### Directions
The copy must start at the line that contains "Write a Python" and finish at the line that contains "DARK_Y = [0.4607, 0.3635]", reproducing each line exactly. Any picture in that span is omitted.

Stored data entries
•••••

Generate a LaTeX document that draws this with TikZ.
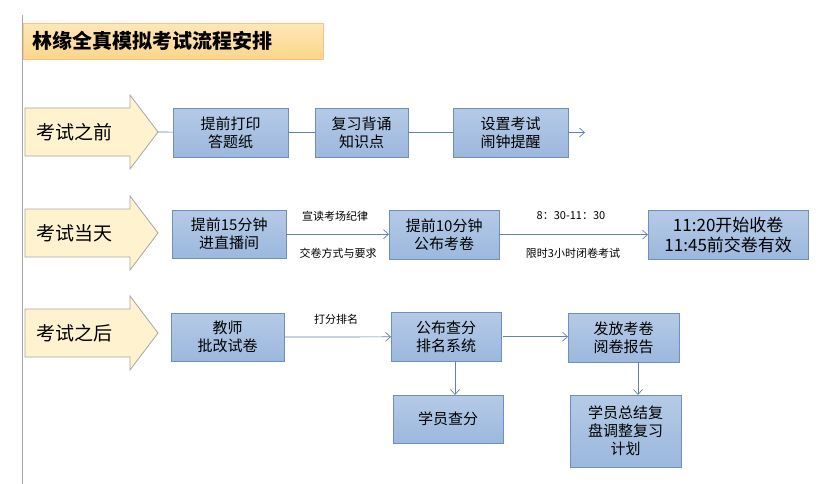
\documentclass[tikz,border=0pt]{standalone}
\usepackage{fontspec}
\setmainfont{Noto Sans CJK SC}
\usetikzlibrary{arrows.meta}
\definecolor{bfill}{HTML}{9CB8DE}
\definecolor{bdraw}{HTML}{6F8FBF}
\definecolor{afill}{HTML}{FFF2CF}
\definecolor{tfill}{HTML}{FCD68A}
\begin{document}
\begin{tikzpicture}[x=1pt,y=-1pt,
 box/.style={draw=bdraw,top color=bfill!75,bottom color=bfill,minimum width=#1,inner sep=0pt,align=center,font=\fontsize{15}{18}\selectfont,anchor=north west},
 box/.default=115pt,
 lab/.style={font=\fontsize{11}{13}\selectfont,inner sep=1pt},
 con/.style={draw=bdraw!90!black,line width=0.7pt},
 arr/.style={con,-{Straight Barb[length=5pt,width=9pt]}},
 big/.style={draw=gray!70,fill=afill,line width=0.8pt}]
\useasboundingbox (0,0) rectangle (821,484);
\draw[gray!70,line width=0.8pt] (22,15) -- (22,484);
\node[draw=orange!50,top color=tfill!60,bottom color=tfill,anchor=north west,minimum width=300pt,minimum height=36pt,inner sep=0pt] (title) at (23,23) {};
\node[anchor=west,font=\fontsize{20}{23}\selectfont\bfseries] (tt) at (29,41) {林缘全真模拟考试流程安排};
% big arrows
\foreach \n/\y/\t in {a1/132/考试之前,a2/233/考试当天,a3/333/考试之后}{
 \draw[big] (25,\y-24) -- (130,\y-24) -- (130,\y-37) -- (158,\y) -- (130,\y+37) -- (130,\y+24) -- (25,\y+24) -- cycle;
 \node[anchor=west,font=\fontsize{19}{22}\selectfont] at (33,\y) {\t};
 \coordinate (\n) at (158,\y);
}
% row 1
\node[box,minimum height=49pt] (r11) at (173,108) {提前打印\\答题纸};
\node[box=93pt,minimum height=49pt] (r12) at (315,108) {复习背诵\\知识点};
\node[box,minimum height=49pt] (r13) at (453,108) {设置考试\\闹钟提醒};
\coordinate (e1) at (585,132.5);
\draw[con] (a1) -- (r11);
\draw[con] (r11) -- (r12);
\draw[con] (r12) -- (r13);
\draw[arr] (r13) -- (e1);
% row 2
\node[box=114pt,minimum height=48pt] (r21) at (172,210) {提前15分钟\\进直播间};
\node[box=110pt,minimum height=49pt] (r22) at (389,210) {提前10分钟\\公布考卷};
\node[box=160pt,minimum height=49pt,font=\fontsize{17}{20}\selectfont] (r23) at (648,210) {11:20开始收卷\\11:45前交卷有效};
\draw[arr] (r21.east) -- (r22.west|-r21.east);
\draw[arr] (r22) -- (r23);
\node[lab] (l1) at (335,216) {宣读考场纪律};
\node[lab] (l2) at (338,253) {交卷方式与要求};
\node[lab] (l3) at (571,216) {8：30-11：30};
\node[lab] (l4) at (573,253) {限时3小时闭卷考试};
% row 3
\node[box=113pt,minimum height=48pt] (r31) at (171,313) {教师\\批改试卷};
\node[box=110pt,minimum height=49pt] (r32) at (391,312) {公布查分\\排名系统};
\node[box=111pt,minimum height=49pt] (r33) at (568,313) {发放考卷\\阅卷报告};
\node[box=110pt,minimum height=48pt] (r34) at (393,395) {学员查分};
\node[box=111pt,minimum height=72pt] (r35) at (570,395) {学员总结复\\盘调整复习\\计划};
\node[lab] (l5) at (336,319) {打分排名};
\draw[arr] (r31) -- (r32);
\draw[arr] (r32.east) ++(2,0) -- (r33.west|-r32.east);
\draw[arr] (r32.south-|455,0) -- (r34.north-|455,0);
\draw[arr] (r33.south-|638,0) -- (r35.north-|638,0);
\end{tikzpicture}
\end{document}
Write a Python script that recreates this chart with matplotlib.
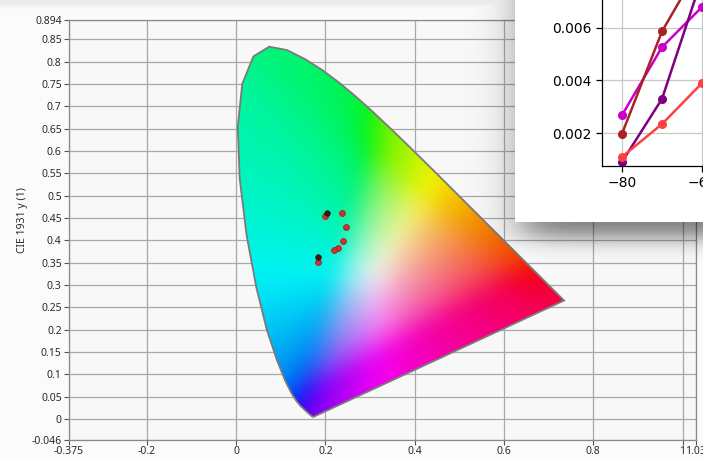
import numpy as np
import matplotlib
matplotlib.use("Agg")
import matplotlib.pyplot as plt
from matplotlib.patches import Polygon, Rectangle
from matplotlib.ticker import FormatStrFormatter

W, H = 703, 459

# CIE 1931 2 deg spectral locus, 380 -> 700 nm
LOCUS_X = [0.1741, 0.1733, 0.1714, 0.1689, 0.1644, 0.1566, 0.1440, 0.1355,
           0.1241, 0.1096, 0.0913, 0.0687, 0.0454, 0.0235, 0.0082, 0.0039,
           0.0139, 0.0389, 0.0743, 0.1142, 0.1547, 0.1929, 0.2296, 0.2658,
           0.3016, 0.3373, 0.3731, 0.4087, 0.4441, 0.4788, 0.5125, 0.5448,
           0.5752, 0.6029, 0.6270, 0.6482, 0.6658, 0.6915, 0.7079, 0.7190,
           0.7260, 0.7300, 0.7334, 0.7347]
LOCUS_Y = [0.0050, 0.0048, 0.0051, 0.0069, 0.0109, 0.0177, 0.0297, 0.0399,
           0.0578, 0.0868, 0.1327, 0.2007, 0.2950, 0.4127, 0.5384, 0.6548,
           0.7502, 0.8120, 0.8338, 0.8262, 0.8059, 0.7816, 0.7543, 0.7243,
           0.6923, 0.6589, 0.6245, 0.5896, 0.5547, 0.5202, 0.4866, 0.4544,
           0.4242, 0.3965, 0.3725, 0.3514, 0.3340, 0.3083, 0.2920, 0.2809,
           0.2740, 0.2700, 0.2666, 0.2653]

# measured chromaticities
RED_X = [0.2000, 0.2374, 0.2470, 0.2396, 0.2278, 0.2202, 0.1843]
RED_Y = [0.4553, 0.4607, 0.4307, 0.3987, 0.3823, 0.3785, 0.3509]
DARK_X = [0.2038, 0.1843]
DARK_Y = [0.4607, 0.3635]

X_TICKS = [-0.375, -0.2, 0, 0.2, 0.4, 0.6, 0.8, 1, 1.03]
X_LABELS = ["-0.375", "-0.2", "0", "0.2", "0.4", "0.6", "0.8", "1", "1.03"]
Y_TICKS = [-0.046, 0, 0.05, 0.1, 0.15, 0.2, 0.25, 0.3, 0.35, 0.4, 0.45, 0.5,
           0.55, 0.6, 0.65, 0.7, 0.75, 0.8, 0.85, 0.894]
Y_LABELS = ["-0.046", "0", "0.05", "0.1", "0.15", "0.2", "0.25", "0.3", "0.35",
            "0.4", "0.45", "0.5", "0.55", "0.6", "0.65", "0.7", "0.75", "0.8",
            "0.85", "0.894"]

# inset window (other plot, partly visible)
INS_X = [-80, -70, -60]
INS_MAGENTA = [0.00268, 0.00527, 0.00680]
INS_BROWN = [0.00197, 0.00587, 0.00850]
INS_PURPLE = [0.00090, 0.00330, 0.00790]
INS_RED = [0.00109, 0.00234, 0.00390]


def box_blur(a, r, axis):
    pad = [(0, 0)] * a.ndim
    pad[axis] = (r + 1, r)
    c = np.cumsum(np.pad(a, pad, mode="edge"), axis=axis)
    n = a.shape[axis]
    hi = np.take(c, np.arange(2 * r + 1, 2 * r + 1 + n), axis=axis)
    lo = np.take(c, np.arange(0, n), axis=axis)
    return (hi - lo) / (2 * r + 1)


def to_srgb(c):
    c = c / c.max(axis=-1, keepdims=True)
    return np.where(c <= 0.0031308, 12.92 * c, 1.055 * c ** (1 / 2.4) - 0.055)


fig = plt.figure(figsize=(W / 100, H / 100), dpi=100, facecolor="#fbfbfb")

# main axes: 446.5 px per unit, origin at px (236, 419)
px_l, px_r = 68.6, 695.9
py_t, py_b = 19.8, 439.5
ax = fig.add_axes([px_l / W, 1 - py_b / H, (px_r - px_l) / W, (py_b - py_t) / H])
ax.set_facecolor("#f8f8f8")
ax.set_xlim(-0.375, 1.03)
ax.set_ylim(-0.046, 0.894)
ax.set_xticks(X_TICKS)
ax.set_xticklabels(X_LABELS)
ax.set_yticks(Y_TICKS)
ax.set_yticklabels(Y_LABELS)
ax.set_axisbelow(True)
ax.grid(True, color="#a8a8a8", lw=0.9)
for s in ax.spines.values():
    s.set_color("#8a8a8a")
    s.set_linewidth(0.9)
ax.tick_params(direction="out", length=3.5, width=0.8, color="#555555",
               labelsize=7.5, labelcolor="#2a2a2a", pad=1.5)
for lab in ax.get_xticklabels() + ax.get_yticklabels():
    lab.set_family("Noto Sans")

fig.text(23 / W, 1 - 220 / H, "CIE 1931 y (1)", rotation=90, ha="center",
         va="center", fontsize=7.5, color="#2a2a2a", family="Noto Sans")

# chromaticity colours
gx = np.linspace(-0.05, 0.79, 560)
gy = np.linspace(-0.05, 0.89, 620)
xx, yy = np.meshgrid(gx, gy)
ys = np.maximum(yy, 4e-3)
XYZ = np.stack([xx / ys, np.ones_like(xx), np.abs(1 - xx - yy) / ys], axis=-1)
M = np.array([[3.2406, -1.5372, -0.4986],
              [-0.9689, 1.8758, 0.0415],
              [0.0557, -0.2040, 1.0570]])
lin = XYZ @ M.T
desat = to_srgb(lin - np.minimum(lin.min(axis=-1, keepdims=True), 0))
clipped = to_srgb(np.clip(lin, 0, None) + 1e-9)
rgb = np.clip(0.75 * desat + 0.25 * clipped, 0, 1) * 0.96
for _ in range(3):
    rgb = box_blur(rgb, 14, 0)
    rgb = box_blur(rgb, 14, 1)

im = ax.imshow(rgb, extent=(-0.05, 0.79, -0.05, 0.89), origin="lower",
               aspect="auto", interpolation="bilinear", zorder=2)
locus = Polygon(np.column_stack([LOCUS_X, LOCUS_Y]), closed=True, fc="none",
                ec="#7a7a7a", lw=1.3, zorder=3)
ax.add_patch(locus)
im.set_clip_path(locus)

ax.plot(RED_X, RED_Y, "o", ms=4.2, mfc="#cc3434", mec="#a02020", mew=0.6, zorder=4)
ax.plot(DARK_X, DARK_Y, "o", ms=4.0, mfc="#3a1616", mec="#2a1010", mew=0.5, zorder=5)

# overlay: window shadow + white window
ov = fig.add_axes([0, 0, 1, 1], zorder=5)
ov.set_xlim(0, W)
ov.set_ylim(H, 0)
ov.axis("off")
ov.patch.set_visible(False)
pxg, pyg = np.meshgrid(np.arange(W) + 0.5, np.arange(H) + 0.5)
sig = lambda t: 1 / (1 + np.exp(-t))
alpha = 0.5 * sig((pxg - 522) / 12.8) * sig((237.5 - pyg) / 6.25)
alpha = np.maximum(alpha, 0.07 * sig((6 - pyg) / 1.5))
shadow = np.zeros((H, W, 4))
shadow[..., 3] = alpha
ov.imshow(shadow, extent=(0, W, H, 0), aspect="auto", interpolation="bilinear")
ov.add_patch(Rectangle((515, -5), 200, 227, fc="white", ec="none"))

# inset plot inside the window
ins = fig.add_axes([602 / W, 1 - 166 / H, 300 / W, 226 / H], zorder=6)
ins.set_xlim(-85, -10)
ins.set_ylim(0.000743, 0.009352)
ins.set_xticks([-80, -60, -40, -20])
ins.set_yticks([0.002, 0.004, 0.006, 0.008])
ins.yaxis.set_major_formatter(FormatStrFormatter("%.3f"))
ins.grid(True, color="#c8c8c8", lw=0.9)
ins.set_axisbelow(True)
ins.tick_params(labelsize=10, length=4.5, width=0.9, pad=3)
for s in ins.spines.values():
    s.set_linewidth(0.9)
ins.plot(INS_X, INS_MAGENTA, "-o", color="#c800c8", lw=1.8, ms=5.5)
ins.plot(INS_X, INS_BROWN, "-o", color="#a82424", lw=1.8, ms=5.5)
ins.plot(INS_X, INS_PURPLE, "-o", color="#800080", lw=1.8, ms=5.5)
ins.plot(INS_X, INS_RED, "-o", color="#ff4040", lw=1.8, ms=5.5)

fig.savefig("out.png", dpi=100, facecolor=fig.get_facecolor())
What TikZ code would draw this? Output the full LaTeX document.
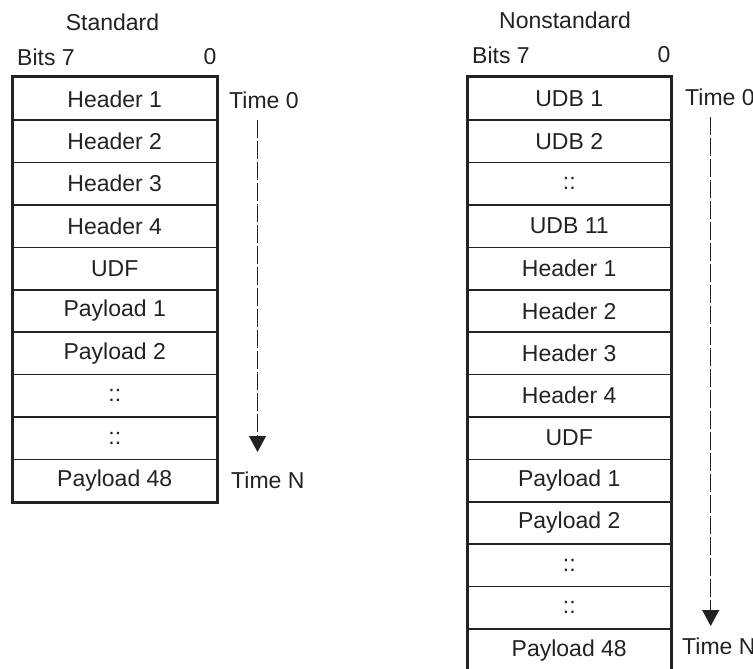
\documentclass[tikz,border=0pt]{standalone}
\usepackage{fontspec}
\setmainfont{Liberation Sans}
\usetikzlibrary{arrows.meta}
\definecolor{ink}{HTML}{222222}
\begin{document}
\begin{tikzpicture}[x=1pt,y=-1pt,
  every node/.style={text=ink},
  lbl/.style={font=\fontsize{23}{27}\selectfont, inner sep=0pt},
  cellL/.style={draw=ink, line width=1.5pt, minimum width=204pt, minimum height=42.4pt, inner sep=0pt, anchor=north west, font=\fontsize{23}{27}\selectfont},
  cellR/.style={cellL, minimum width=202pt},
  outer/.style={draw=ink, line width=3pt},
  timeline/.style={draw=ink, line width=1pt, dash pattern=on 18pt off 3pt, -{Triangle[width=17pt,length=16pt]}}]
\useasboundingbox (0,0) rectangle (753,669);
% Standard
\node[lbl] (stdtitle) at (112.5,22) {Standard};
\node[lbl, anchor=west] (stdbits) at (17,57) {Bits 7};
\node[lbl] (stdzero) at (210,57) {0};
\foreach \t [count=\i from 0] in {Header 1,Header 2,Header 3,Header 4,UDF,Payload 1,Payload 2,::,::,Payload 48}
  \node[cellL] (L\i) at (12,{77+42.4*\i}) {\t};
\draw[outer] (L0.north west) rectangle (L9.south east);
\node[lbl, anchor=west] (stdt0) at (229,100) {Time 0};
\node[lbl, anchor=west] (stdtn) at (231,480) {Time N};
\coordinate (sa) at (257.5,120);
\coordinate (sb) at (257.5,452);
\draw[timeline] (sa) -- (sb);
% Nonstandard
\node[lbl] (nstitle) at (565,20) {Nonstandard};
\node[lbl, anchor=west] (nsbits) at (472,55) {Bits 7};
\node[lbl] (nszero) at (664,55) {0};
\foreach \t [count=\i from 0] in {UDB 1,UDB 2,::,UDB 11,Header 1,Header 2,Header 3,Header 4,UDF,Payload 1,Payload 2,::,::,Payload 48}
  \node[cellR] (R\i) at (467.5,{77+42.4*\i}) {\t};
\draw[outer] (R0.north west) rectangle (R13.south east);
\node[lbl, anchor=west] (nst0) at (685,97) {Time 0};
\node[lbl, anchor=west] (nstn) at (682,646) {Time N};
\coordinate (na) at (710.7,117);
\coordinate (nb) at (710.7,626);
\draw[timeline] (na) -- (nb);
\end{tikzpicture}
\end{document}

•••••

### Final answer
Write a Python script that recreates this chart with matplotlib.
import numpy as np
import matplotlib
matplotlib.use("Agg")
import matplotlib.pyplot as plt
from matplotlib.patches import Polygon, Rectangle
from matplotlib.ticker import FormatStrFormatter

W, H = 703, 459

# CIE 1931 2 deg spectral locus, 380 -> 700 nm
LOCUS_X = [0.1741, 0.1733, 0.1714, 0.1689, 0.1644, 0.1566, 0.1440, 0.1355,
           0.1241, 0.1096, 0.0913, 0.0687, 0.0454, 0.0235, 0.0082, 0.0039,
           0.0139, 0.0389, 0.0743, 0.1142, 0.1547, 0.1929, 0.2296, 0.2658,
           0.3016, 0.3373, 0.3731, 0.4087, 0.4441, 0.4788, 0.5125, 0.5448,
           0.5752, 0.6029, 0.6270, 0.6482, 0.6658, 0.6915, 0.7079, 0.7190,
           0.7260, 0.7300, 0.7334, 0.7347]
LOCUS_Y = [0.0050, 0.0048, 0.0051, 0.0069, 0.0109, 0.0177, 0.0297, 0.0399,
           0.0578, 0.0868, 0.1327, 0.2007, 0.2950, 0.4127, 0.5384, 0.6548,
           0.7502, 0.8120, 0.8338, 0.8262, 0.8059, 0.7816, 0.7543, 0.7243,
           0.6923, 0.6589, 0.6245, 0.5896, 0.5547, 0.5202, 0.4866, 0.4544,
           0.4242, 0.3965, 0.3725, 0.3514, 0.3340, 0.3083, 0.2920, 0.2809,
           0.2740, 0.2700, 0.2666, 0.2653]

# measured chromaticities
RED_X = [0.2000, 0.2374, 0.2470, 0.2396, 0.2278, 0.2202, 0.1843]
RED_Y = [0.4553, 0.4607, 0.4307, 0.3987, 0.3823, 0.3785, 0.3509]
DARK_X = [0.2038, 0.1843]
DARK_Y = [0.4607, 0.3635]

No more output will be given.